Might not a similar system be adopted by the internet service
providers? A uniform fee might be assessed to each internet user, and
the proceeds of that fee might then be put into a general
“author/designer/producer/publisher fund.” Content creators might then
be compensated according to the number of “hits” recorded for their
works. (As any user of Google is well aware, this is a far more
accurate system than the surveys conducted by ASCAP and BMI). Since
literally millions of individuals post on the internet, there would
have to be several “filtering” mechanisms separating the amateurs from
the pros. One such filter might be a minimum threshold of “hits”
required for compensation. Another would be an annual registration fee
to be paid by the authors, with the payment added to the general fund.
Suppose that fee were to be one hundred dollars. Since the likely
annual payments to the vast majority of amateur bloggers would fall far
short of the annual registration fee, most would opt themselves out of
the system.
This system, like that of ASCAP and BMI, would be totally passive: no
place here for censorship. The public, or if you prefer, “the market,”
would rule. Payments would then be proportioned to the individual
choices of the millions of users of the internet. And like
ASCAP and
BMI,
the distributing agency would be a private, non-profit association of
composers, artists and publishers, regulated by the government.

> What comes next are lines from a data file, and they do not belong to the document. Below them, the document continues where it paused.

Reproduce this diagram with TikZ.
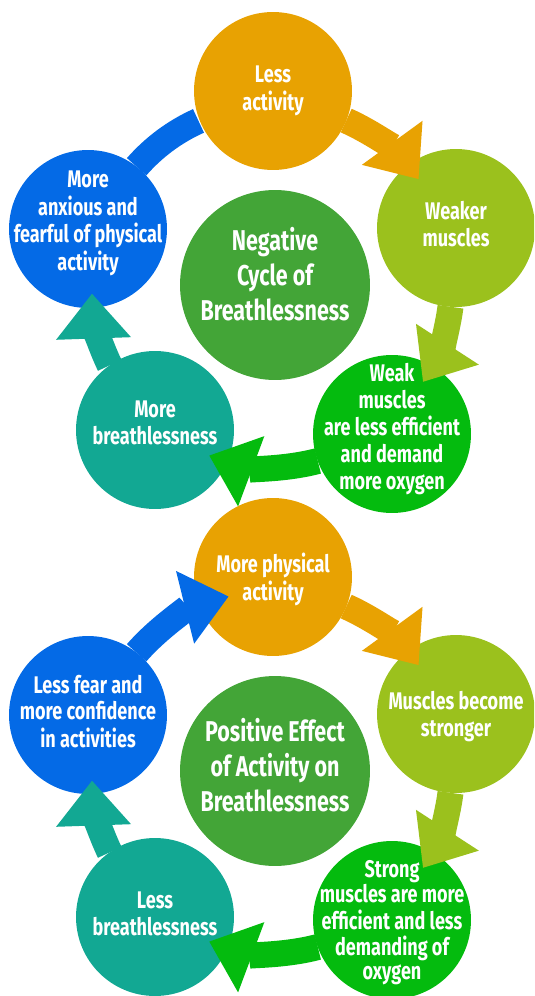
\documentclass[tikz,border=0pt]{standalone}
\usepackage{fontspec}
\setmainfont{Fira Sans}[FakeStretch=0.75]
\usepackage{xcolor}
\usetikzlibrary{arrows.meta}

\definecolor{cycorange}{HTML}{E8A202}
\definecolor{cyclime}{HTML}{9BC11D}
\definecolor{cycgreen}{HTML}{04BB0E}
\definecolor{cycteal}{HTML}{12A893}
\definecolor{cycblue}{HTML}{046AE6}
\definecolor{hubgreen}{HTML}{43A537}

% text block, moved up by #1 inside its circle
\newcommand{\lift}[2][0pt]{\raisebox{0pt}[\dimexpr\height-#1\relax][\dimexpr\depth+#1\relax]{\begin{tabular}{@{}c@{}}#2\end{tabular}}}

\begin{document}
\begin{tikzpicture}[
  x=0.02cm, y=0.02cm,
  bubble/.style={circle, minimum size=3.16cm, inner sep=-15pt, outer sep=0pt, text=white, font=\bfseries\fontsize{13.7}{15.2}\selectfont},
  hub/.style={bubble, minimum size=3.8cm, fill=hubgreen, font=\bfseries\fontsize{16.3}{20}\selectfont},
  band/.style={line width=0.52cm},
  cyclearrow/.style={band, -{Triangle[width=1.44cm, length=0.9cm]}}
]
\clip (0,0) rectangle (534,-996);

% negative cycle
\node[bubble, fill=cycorange] (less) at (273,-91) {\lift{Less\\activity}};
\node[bubble, fill=cyclime] (weaker) at (456,-228) {\lift{Weaker\\muscles}};
\node[bubble, fill=cycgreen] (weak) at (392,-434) {\lift[2.3pt]{Weak\\muscles\\are less efficient\\and demand\\more oxygen}};
\node[bubble, fill=cycteal] (morebreath) at (155,-430) {\lift[2.3pt]{More\\breathlessness}};
\node[bubble, fill=cycblue] (anxious) at (88,-229) {\lift[3pt]{More\\anxious and\\fearful of physical\\activity}};
\node[hub] (negative) at (275,-285) {\lift[3.7pt]{Negative\\Cycle of\\Breathlessness}};

\draw[cyclearrow, cycorange] (less.-22) arc[start angle=66, end angle=36, radius=180];
\draw[cyclearrow, cyclime] (weaker.-94) arc[start angle=-7.3, end angle=-33, radius=180];
\draw[cyclearrow, cycgreen] (weak.-160) arc[start angle=-75.3, end angle=-110.5, radius=180];
\draw[cyclearrow, cycteal] (morebreath.125) arc[start angle=-154.3, end angle=-178, radius=180];
\draw[band, cycblue] (anxious.52) arc[start angle=138.9, end angle=114.2, radius=180];

% positive cycle
\node[bubble, fill=cycorange] (more) at (273,-577) {\lift[-2pt]{More physical\\activity}};
\node[bubble, fill=cyclime] (stronger) at (456,-714) {\lift[-2pt]{Muscles become\\stronger}};
\node[bubble, fill=cycgreen, font=\bfseries\fontsize{13.7}{13.5}\selectfont] (strong) at (392,-920) {\lift[-2pt]{Strong\\muscles are more\\efficient and less\\demanding of\\oxygen}};
\node[bubble, fill=cycteal] (lessbreath) at (155,-917) {\lift{Less\\breathlessness}};
\node[bubble, fill=cycblue] (confident) at (88,-715) {\lift{Less fear and\\more confidence\\in activities}};
\node[hub] (positive) at (275,-771) {\lift[0.8pt]{Positive Effect\\of Activity on\\Breathlessness}};

\draw[cyclearrow, cycorange] (more.-22) arc[start angle=66, end angle=36, radius=180];
\draw[cyclearrow, cyclime] (stronger.-94) arc[start angle=-7.3, end angle=-33, radius=180];
\draw[cyclearrow, cycgreen] (strong.-160) arc[start angle=-75.3, end angle=-110.5, radius=180];
\draw[cyclearrow, cycteal] (lessbreath.125) arc[start angle=-154.3, end angle=-178, radius=180];
\draw[cyclearrow, cycblue] (confident.52) arc[start angle=138.9, end angle=104, radius=180];
\end{tikzpicture}
\end{document}
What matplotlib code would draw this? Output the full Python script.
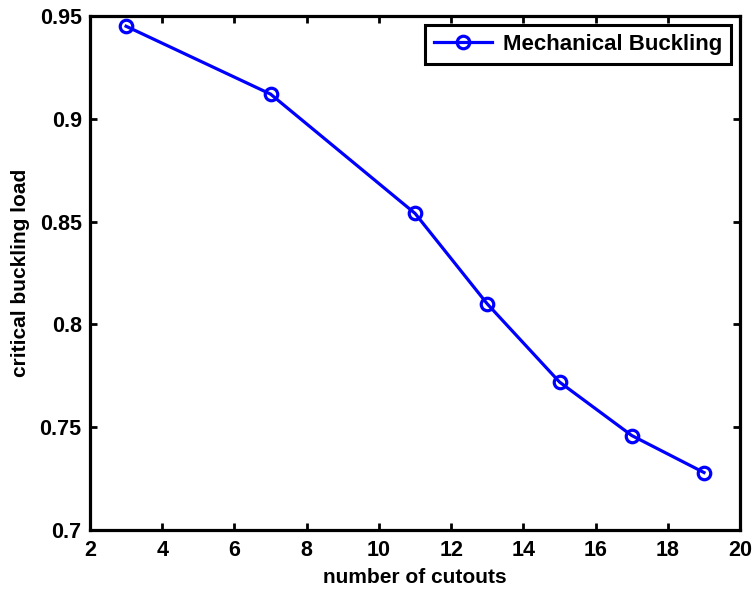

The cost to each internet user? Negligible, I believe, given the fact that
there are now 211 million internet users in the United States, and nearly a billion worldwide,
with internet use increasing by about eighteen percent a year. If each
US user were to be charged ten dollars a year for payment to the
“author/designer/producer/publisher fund," that would total more than
two billion dollars to the fund. An annual fee of one hundred dollars
(about eight dollars a month), with revenues of twenty-one billion,
would finance a free, independent and diverse media industry that would
rival, and perchance supplant through open competition, the
rotten-to-the-core corporate media that has betrayed us so
spectacularly today.
For one hundred bucks a year, that’s a bargain, any way you look at it.